EXERCISE GOAL:
With the images removed, repeat the data below exactly.

STORED DATA:
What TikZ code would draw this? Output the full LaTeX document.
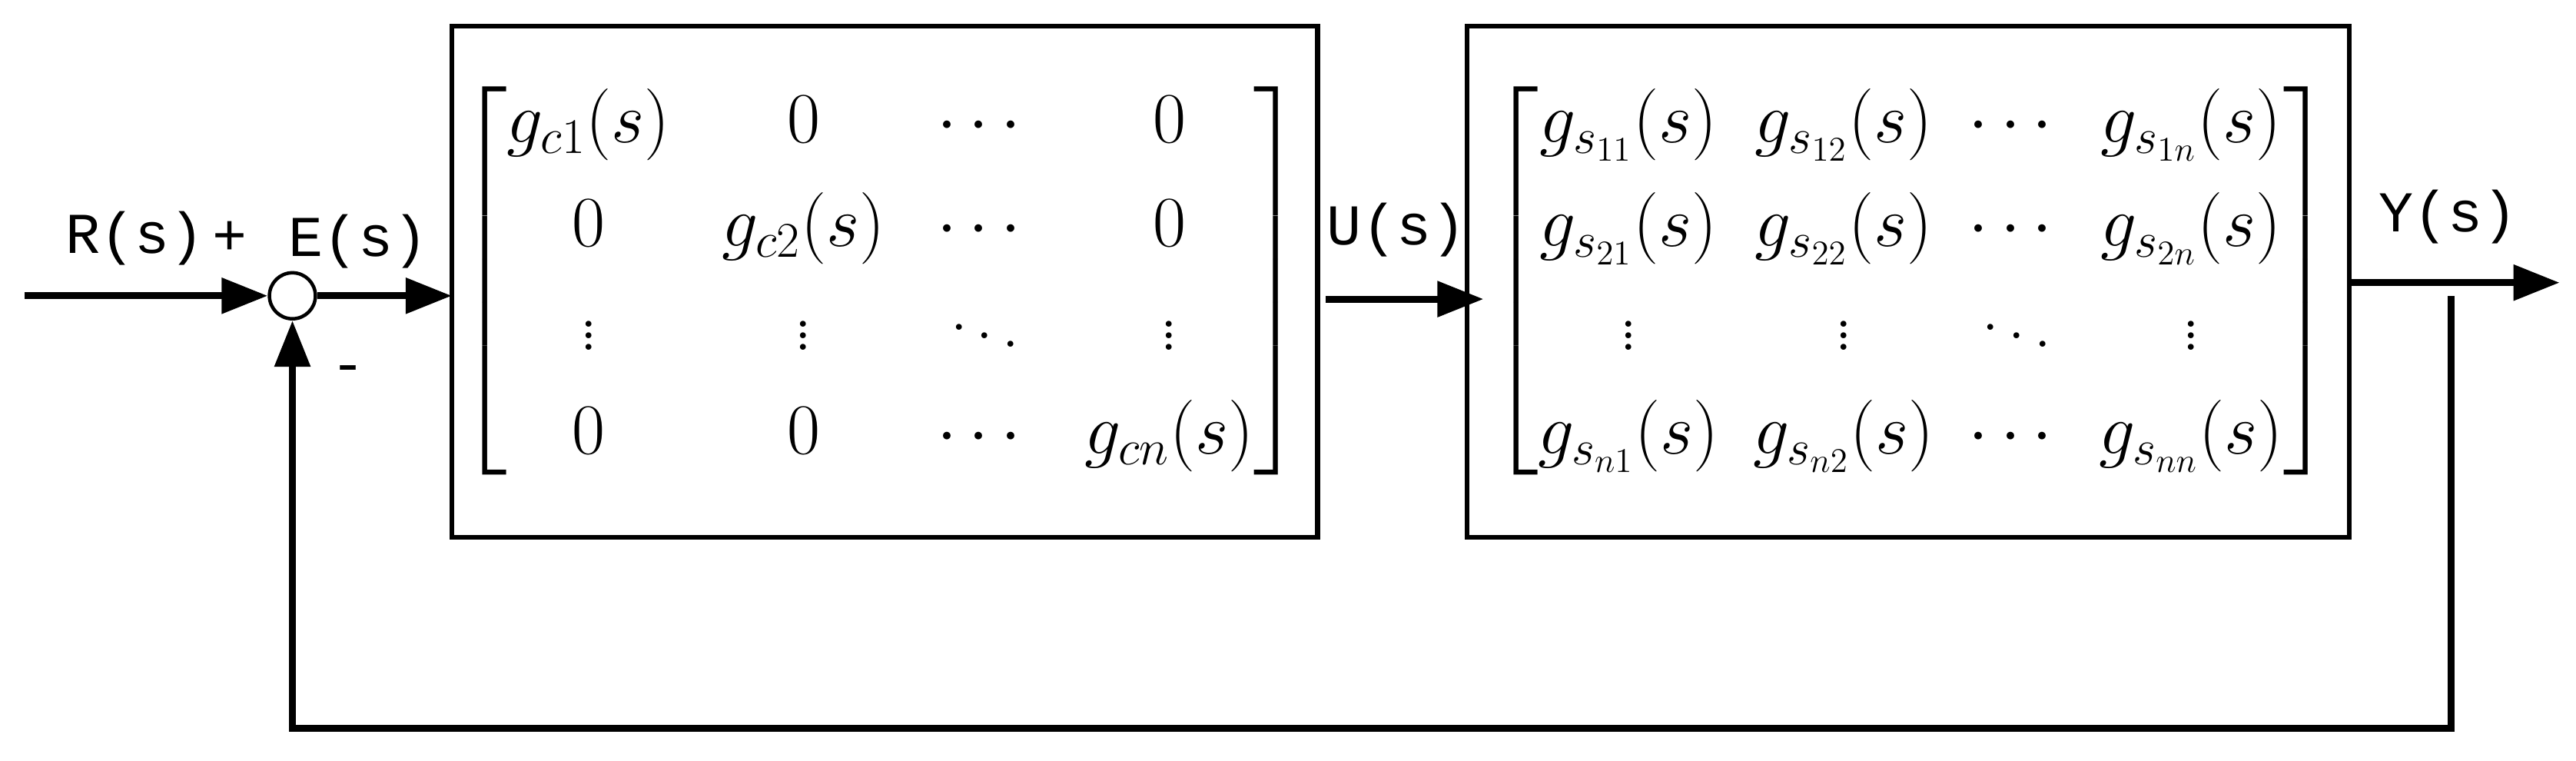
\documentclass[tikz,border=0pt]{standalone}
\usepackage{amsmath}
\usepackage{fontspec}
\newfontfamily\lblfont{Liberation Mono}
\usetikzlibrary{arrows.meta}
\begin{document}
\begin{tikzpicture}[x=0.02cm,y=-0.02cm, line width=1.6pt,
  blk/.style={draw,line width=1.6pt},
  sig/.style={-{Triangle[length=16pt,width=12pt]},line width=2.4pt},
  lbl/.style={font=\lblfont\fontsize{20}{24}\selectfont,inner sep=0pt},
  mtx/.style={font=\fontsize{25}{30}\selectfont,inner sep=0pt}]
  \useasboundingbox (0,0) rectangle (1568,463);
  % blocks
  \draw[blk] (275,16) rectangle (802,327);
  \draw[blk] (893,16) rectangle (1430,327);
  \node[mtx] (ctrl) at (536,171) {\setlength{\arraycolsep}{9pt}$\begin{bmatrix}
    g_{c1}(s) & 0 & \cdots & 0\\[6pt]
    0 & g_{c2}(s) & \cdots & 0\\[6pt]
    \vdots & \vdots & \ddots & \vdots\\[6pt]
    0 & 0 & \cdots & g_{cn}(s)
  \end{bmatrix}$};
  \node[mtx] (plant) at (1163,171) {\setlength{\arraycolsep}{6pt}$\begin{bmatrix}
    g_{s_{11}}(s) & g_{s_{12}}(s) & \cdots & g_{s_{1n}}(s)\\[6pt]
    g_{s_{21}}(s) & g_{s_{22}}(s) & \cdots & g_{s_{2n}}(s)\\[6pt]
    \vdots & \vdots & \ddots & \vdots\\[6pt]
    g_{s_{n1}}(s) & g_{s_{n2}}(s) & \cdots & g_{s_{nn}}(s)
  \end{bmatrix}$};
  % summing junction
  \node[draw,circle,minimum size=0.56cm,inner sep=0pt,line width=1.2pt] (sum) at (178,180) {};
  \coordinate (in) at (15,180);
  \coordinate (c1in) at (275,180);
  \coordinate (c1out) at (807,182);
  \coordinate (p1in) at (903,182);
  \coordinate (p1out) at (1430,172);
  \coordinate (out) at (1558,172);
  \coordinate (tap) at (1492,180);
  \coordinate (fb1) at (1492,443);
  \coordinate (fb2) at (178,443);
  \draw[sig] (in) -- (sum.west);
  \draw[sig] (sum.east) -- (c1in);
  \draw[sig] (c1out) -- (p1in);
  \draw[sig] (p1out) -- (out);
  \draw[sig] (tap) -- (fb1) -- (fb2) -- (sum.south);
  % labels
  \node[lbl] (r) at (82,145) {R(s)};
  \node[lbl] (plus) at (140,145) {+};
  \node[lbl] (e) at (218,147) {E(s)};
  \node[lbl] (minus) at (212,228) {-};
  \node[lbl] (u) at (850,140) {U(s)};
  \node[lbl] (y) at (1490,132) {Y(s)};
\end{tikzpicture}
\end{document}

SOLUTION TO THIS TASK:
What TikZ code would draw this? Output the full LaTeX document.
\documentclass[tikz,border=0pt]{standalone}
\usepackage{amsmath}
\usepackage{fontspec}
\newfontfamily\lblfont{Liberation Mono}
\usetikzlibrary{arrows.meta}
\begin{document}
\begin{tikzpicture}[x=0.02cm,y=-0.02cm, line width=1.6pt,
  blk/.style={draw,line width=1.6pt},
  sig/.style={-{Triangle[length=16pt,width=12pt]},line width=2.4pt},
  lbl/.style={font=\lblfont\fontsize{20}{24}\selectfont,inner sep=0pt},
  mtx/.style={font=\fontsize{25}{30}\selectfont,inner sep=0pt}]
  \useasboundingbox (0,0) rectangle (1568,463);
  % blocks
  \draw[blk] (275,16) rectangle (802,327);
  \draw[blk] (893,16) rectangle (1430,327);
  \node[mtx] (ctrl) at (536,171) {\setlength{\arraycolsep}{9pt}$\begin{bmatrix}
    g_{c1}(s) & 0 & \cdots & 0\\[6pt]
    0 & g_{c2}(s) & \cdots & 0\\[6pt]
    \vdots & \vdots & \ddots & \vdots\\[6pt]
    0 & 0 & \cdots & g_{cn}(s)
  \end{bmatrix}$};
  \node[mtx] (plant) at (1163,171) {\setlength{\arraycolsep}{6pt}$\begin{bmatrix}
    g_{s_{11}}(s) & g_{s_{12}}(s) & \cdots & g_{s_{1n}}(s)\\[6pt]
    g_{s_{21}}(s) & g_{s_{22}}(s) & \cdots & g_{s_{2n}}(s)\\[6pt]
    \vdots & \vdots & \ddots & \vdots\\[6pt]
    g_{s_{n1}}(s) & g_{s_{n2}}(s) & \cdots & g_{s_{nn}}(s)
  \end{bmatrix}$};
  % summing junction
  \node[draw,circle,minimum size=0.56cm,inner sep=0pt,line width=1.2pt] (sum) at (178,180) {};
  \coordinate (in) at (15,180);
  \coordinate (c1in) at (275,180);
  \coordinate (c1out) at (807,182);
  \coordinate (p1in) at (903,182);
  \coordinate (p1out) at (1430,172);
  \coordinate (out) at (1558,172);
  \coordinate (tap) at (1492,180);
  \coordinate (fb1) at (1492,443);
  \coordinate (fb2) at (178,443);
  \draw[sig] (in) -- (sum.west);
  \draw[sig] (sum.east) -- (c1in);
  \draw[sig] (c1out) -- (p1in);
  \draw[sig] (p1out) -- (out);
  \draw[sig] (tap) -- (fb1) -- (fb2) -- (sum.south);
  % labels
  \node[lbl] (r) at (82,145) {R(s)};
  \node[lbl] (plus) at (140,145) {+};
  \node[lbl] (e) at (218,147) {E(s)};
  \node[lbl] (minus) at (212,228) {-};
  \node[lbl] (u) at (850,140) {U(s)};
  \node[lbl] (y) at (1490,132) {Y(s)};
\end{tikzpicture}
\end{document}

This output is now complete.